* Begin Information shown *

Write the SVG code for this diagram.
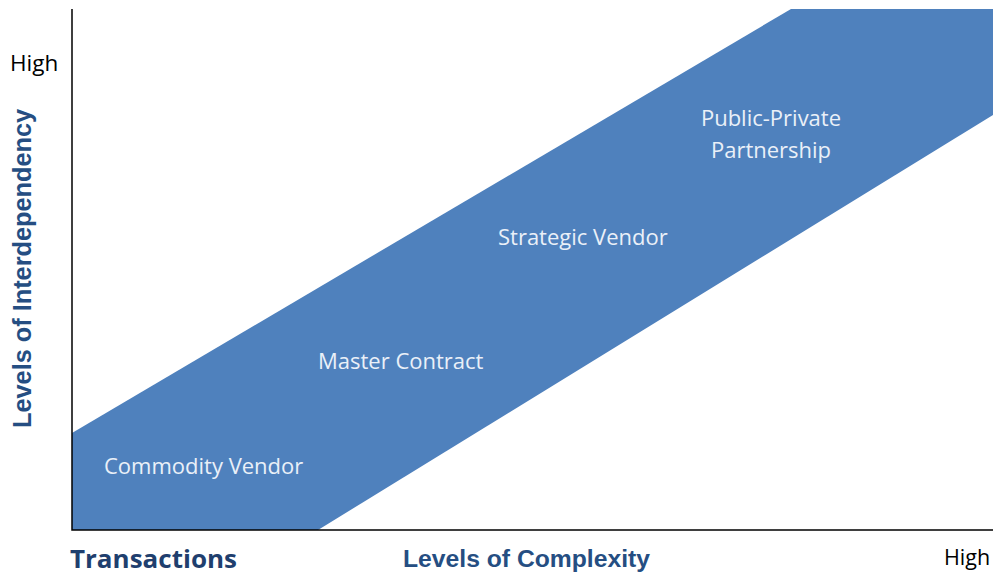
<svg xmlns="http://www.w3.org/2000/svg" width="993" height="574" viewBox="0 0 993 574">
<style>
.band{fill:#4F81BD}
.lbl{font-family:"Open Sans","Liberation Sans",sans-serif;font-size:22px;fill:#EAF0F8}
.tick{font-family:"Open Sans","Liberation Sans",sans-serif;fill:#000}
.ax{font-family:"Liberation Sans",Arial,sans-serif;font-weight:bold;fill:#254E82}
.axis{stroke:#000;stroke-width:1.5;fill:none}
</style>
<rect width="993" height="574" fill="#fff"/>
<g id="band">
<polygon class="band" points="72,433 791,9 993,9 993,115 318,530 72,530"/>
</g>
<g id="axes">
<path class="axis" d="M72,9 V530 H993"/>
</g>
<g id="commodity"><text class="lbl" x="104" y="474">Commodity Vendor</text></g>
<g id="master"><text class="lbl" x="318" y="369">Master Contract</text></g>
<g id="strategic"><text class="lbl" x="498" y="245">Strategic Vendor</text></g>
<g id="ppp"><text class="lbl" x="771" y="126" text-anchor="middle">Public-Private</text><text class="lbl" x="771" y="158" text-anchor="middle">Partnership</text></g>
<g id="labels">
<text class="tick" x="10" y="71" font-size="22.5">High</text>
<text class="tick" x="944" y="565" font-size="21.5">High</text>
<text x="70" y="568" font-family="'Open Sans','Liberation Sans',sans-serif" font-weight="bold" font-size="25" fill="#1F3F6E" textLength="167" lengthAdjust="spacingAndGlyphs">Transactions</text>
<text class="ax" x="403" y="567" font-size="24.7">Levels of Complexity</text>
<text class="ax" font-size="25.3" transform="translate(31,428) rotate(-90)">Levels of Interdependency</text>
</g>
</svg>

* End Information shown *

Repeat the material above in full and exactly, apart from the pictures.

Task response:
Write the SVG code for this diagram.
<svg xmlns="http://www.w3.org/2000/svg" width="993" height="574" viewBox="0 0 993 574">
<style>
.band{fill:#4F81BD}
.lbl{font-family:"Open Sans","Liberation Sans",sans-serif;font-size:22px;fill:#EAF0F8}
.tick{font-family:"Open Sans","Liberation Sans",sans-serif;fill:#000}
.ax{font-family:"Liberation Sans",Arial,sans-serif;font-weight:bold;fill:#254E82}
.axis{stroke:#000;stroke-width:1.5;fill:none}
</style>
<rect width="993" height="574" fill="#fff"/>
<g id="band">
<polygon class="band" points="72,433 791,9 993,9 993,115 318,530 72,530"/>
</g>
<g id="axes">
<path class="axis" d="M72,9 V530 H993"/>
</g>
<g id="commodity"><text class="lbl" x="104" y="474">Commodity Vendor</text></g>
<g id="master"><text class="lbl" x="318" y="369">Master Contract</text></g>
<g id="strategic"><text class="lbl" x="498" y="245">Strategic Vendor</text></g>
<g id="ppp"><text class="lbl" x="771" y="126" text-anchor="middle">Public-Private</text><text class="lbl" x="771" y="158" text-anchor="middle">Partnership</text></g>
<g id="labels">
<text class="tick" x="10" y="71" font-size="22.5">High</text>
<text class="tick" x="944" y="565" font-size="21.5">High</text>
<text x="70" y="568" font-family="'Open Sans','Liberation Sans',sans-serif" font-weight="bold" font-size="25" fill="#1F3F6E" textLength="167" lengthAdjust="spacingAndGlyphs">Transactions</text>
<text class="ax" x="403" y="567" font-size="24.7">Levels of Complexity</text>
<text class="ax" font-size="25.3" transform="translate(31,428) rotate(-90)">Levels of Interdependency</text>
</g>
</svg>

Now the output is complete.